Em seu livro, você analisou dois principais sistemas jurídicos que tratam do direito autoral no âmbito da IA: o copyright, da Common Law, e o droit d’auteur, do sistema continental europeu. Qual deles, em sua opinião, mais protege a criação geradas pela IA? E por quê?
JPO: Em tese, o sistema de copyright se mostraria mais receptivo para amparar os trabalhos gerados pela IA, devido aos contornos do sistema que privilegia a proteção à obra do que o sistema continental europeu que ampara a personalidade do autor.
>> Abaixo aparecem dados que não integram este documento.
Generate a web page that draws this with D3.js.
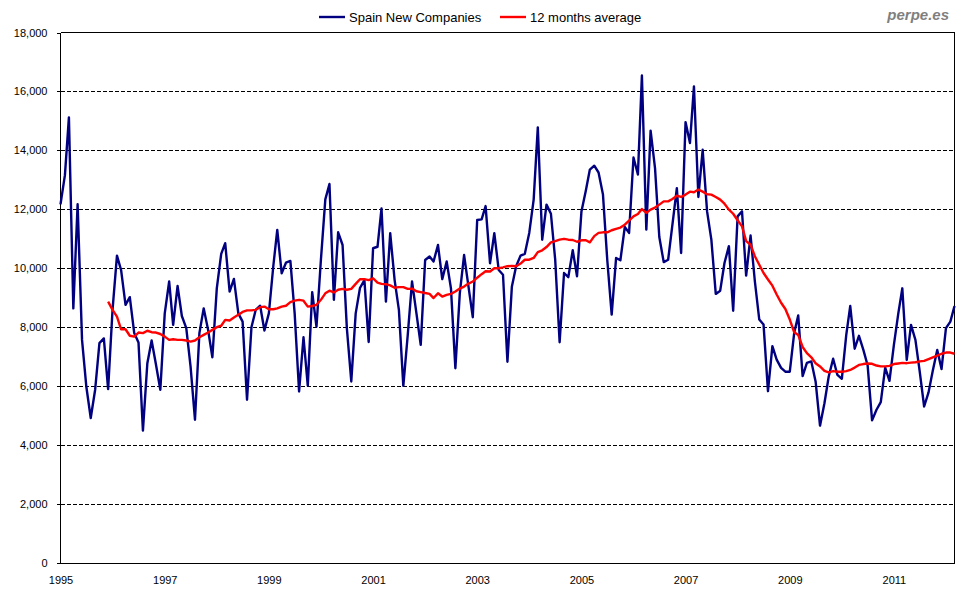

Contudo, no âmbito norte-americano, existe disposição no Compendium of U.S. Copyright Office Practices que expressamente prevê que a autoria humana é requisito essencial para registro dos trabalhos. E a recente decisão judicial reforçou esse posicionamento. Por outro lado, o sistema inglês de copyright possui dispositivos no CDPA (Copyright, Designs and Patents Act 1988) que mostraria ser aplicável para reconhecimento de proteção aos trabalhos gerados pela IA cabendo a autoria da pessoa (humana) que realizou os ajustes necessários no programa que gerou o output. Porém, até o presente momento, não houve caso judicializado que debatesse a aplicabilidade desse dispositivo para situação envolvendo sistema de IA de modo aprofundado e que gere precedente.
Como remunerar e garantir os direitos dos autores dos conteúdos anteriores, utilizados pelo algoritmo para compor a obra final?
JPO: Acredito que “como será feito” se trata de uma das perguntas que realmente valem “um milhão de dólares” (risos). Esse é um dos pontos nevrálgicos quando se trata de IA e proteção dos resultados gerados, pois muitos dos dados que alimentam a IA são oriundos de obras protegidas e em que não há autorização para esse uso (e que, de certo modo, repercute no direito de sequência). Ainda, cabe pontuar que, inclusive, é o único conteúdo que o PL 2.338/2023 expressamente se ocupa com relação aos direitos intelectuais e o uso de dados com a finalidade de treinamento do sistema de IA sem prejuízo aos autores e titulares desses direitos. Logo, é provável que esse seja um dos aspectos de maior centralidade para regulamentação sobre uso responsável e ético da IA qu,e repercute na proteção autoral.